Our bookshelves are the confessions of who we are. They tell our secrets. They nod to the stages, the loves, the obsessions of our lives.

I’ll bet that it’s the same for you: The books are the tours of us. There, the obsession with classical music. There, books on film. There, British mysteries. There, the tragedy that was the South Africa of apartheid. There, the truths of America. Novels. Science Fiction. Sherlock Holmes. Physics. African-American Fiction. Nabokov. Native American spirituality.

The snapshots of me.

When I moved away from NYC after so many years, I gave a lot of books away—a very difficult thing to do, at the time. A strange truth-telling, that. An unsettling admission.
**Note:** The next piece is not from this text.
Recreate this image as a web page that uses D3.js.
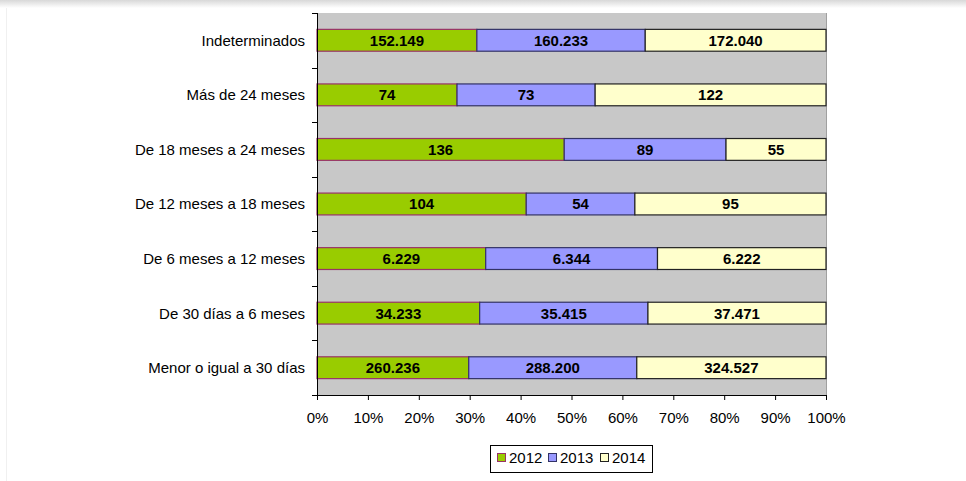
<!DOCTYPE html>
<html><head><meta charset="utf-8">
<script src="https://cdn.jsdelivr.net/npm/d3@7"></script>
<style>body{margin:0;background:#fff;}svg{display:block;}</style>
</head><body>
<script>
const categories = ["Indeterminados","Más de 24 meses","De 18 meses a 24 meses","De 12 meses a 18 meses","De 6 meses a 12 meses","De 30 días a 6 meses","Menor o igual a 30 días"];
const series = ["2012","2013","2014"];
const v2012 = [152149, 74, 136, 104, 6229, 34233, 260236];
const v2013 = [160233, 73, 89, 54, 6344, 35415, 288200];
const v2014 = [172040, 122, 55, 95, 6222, 37471, 324527];
const labels2012 = ["152.149","74","136","104","6.229","34.233","260.236"];
const labels2013 = ["160.233","73","89","54","6.344","35.415","288.200"];
const labels2014 = ["172.040","122","55","95","6.222","37.471","324.527"];
const xTicks = [0,0.1,0.2,0.3,0.4,0.5,0.6,0.7,0.8,0.9,1];
const fills = ["#99cc00","#9999ff","#ffffcc"];
const strokes = ["#993366","#333366","#222222"];

const W=966,H=481;
const FONT="Liberation Sans, Arial, sans-serif";
const FS="15px";
const svg=d3.select("body").append("svg").attr("width",W).attr("height",H);
const defs=svg.append("defs");
const g=defs.append("linearGradient").attr("id","sh").attr("x1",0).attr("y1",0).attr("x2",0).attr("y2",1);
g.append("stop").attr("offset","0").attr("stop-color","#d8d8d8");
g.append("stop").attr("offset","1").attr("stop-color","#ffffff");
svg.append("rect").attr("x",0).attr("y",0).attr("width",W).attr("height",8).attr("fill","url(#sh)");
svg.append("line").attr("x1",6.5).attr("x2",6.5).attr("y1",8).attr("y2",H).attr("stroke","#f0f0f0");

const L=317,R=826,T=13,B=395;
const x=d3.scaleLinear().domain([0,1]).range([L,R]);
const y=d3.scaleBand().domain(categories).range([T,B]).paddingInner(0.6).paddingOuter(0.3);
const yb=d3.scaleBand().domain(categories).range([T,B]);

svg.append("rect").attr("x",L).attr("y",T).attr("width",R-L).attr("height",B-T).attr("fill","#c8c8c8");
svg.append("line").attr("x1",R+0.5).attr("x2",R+0.5).attr("y1",T).attr("y2",B).attr("stroke","#a0a0a0");

const data=categories.map((c,i)=>{
  const vals=[v2012[i],v2013[i],v2014[i]];
  const labs=[labels2012[i],labels2013[i],labels2014[i]];
  const tot=d3.sum(vals);
  let acc=0;
  return vals.map((v,j)=>{const s={cat:c,j,x0:acc/tot,x1:(acc+v)/tot,label:labs[j]};acc+=v;return s;});
}).flat();

const gb=svg.append("g");
gb.selectAll("rect").data(data).join("rect")
  .attr("x",d=>x(d.x0)).attr("width",d=>x(d.x1)-x(d.x0))
  .attr("y",d=>y(d.cat)).attr("height",y.bandwidth())
  .attr("fill",d=>fills[d.j]).attr("stroke",d=>strokes[d.j]).attr("stroke-width",1.2);
gb.selectAll("text").data(data).join("text")
  .attr("x",d=>(x(d.x0)+x(d.x1))/2).attr("y",d=>y(d.cat)+y.bandwidth()/2)
  .attr("dy","0.36em").attr("text-anchor","middle")
  .style("font-family",FONT).style("font-size",FS).style("font-weight","bold")
  .attr("fill","#000").text(d=>d.label);

// y axis
const ya=svg.append("g");
ya.append("line").attr("x1",L+0.5).attr("x2",L+0.5).attr("y1",T).attr("y2",B).attr("stroke","#000");
const bounds=categories.map(c=>yb(c)).concat([B]);
ya.selectAll("line.t").data(bounds).join("line").attr("class","t")
  .attr("x1",L-5).attr("x2",L).attr("y1",d=>Math.round(d)+0.5).attr("y2",d=>Math.round(d)+0.5).attr("stroke","#000");
ya.selectAll("text").data(categories).join("text")
  .attr("x",L-12).attr("y",d=>y(d)+y.bandwidth()/2).attr("dy","0.36em").attr("text-anchor","end")
  .style("font-family",FONT).style("font-size",FS).attr("fill","#000").text(d=>d);

// x axis
const xa=svg.append("g").attr("transform",`translate(0,${B})`)
  .call(d3.axisBottom(x).tickValues(xTicks).tickFormat(d3.format(".0%")).tickSize(5).tickPadding(12));
xa.select(".domain").attr("stroke","#000").attr("d",`M${L},0.5H${R}`);
xa.selectAll(".tick line").attr("stroke","#000");
xa.selectAll("text").style("font-family",FONT).style("font-size",FS).attr("fill","#000");

// legend
const lg=svg.append("g");
lg.append("rect").attr("x",490.5).attr("y",445.5).attr("width",162).attr("height",27).attr("fill","#fff").attr("stroke","#000");
const lx=[497,548,600];
series.forEach((s,i)=>{
  lg.append("rect").attr("x",lx[i]+0.5).attr("y",453.5).attr("width",8).attr("height",8).attr("fill",fills[i]).attr("stroke",strokes[i]);
  lg.append("text").attr("x",lx[i]+12).attr("y",458).attr("dy","0.36em")
    .style("font-family",FONT).style("font-size",FS).attr("fill","#000").text(s);
});
</script>
</body></html>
I had thought that as travelled from past to future, we traveled intact. I found that I was surrendering bits of my life that were no longer relevant to me. For a while, I felt as if this surrendering was a betrayal. Not so.

We change. We carry the molecules of those past selves with us always, even when the passion of the pursuit is gone.

Like a psychological Peeping Tom, I have always had a fascination with the bookshelves of others. Invite me over, and I’ll probably find a way to do that sort of emotional anthropology in front of your bookcase. They offer the snapshots of individual humanity that we get as we walk down a city street on a Sunday evening. Evidences of life in the lights, the movement, the glimpses of furniture. The canvas of existence in constant motion.

Our books are the ideas of others, writ in broad strokes, spoken quietly into our minds and thoughts and hearts. Who we are as we read each one is not the person we will be tomorrow. But it is an ingredient in the soup of ourselves—once there, it cannot be taken out.

Suddenly, there is comfort in knowing that, on this day in a changing life.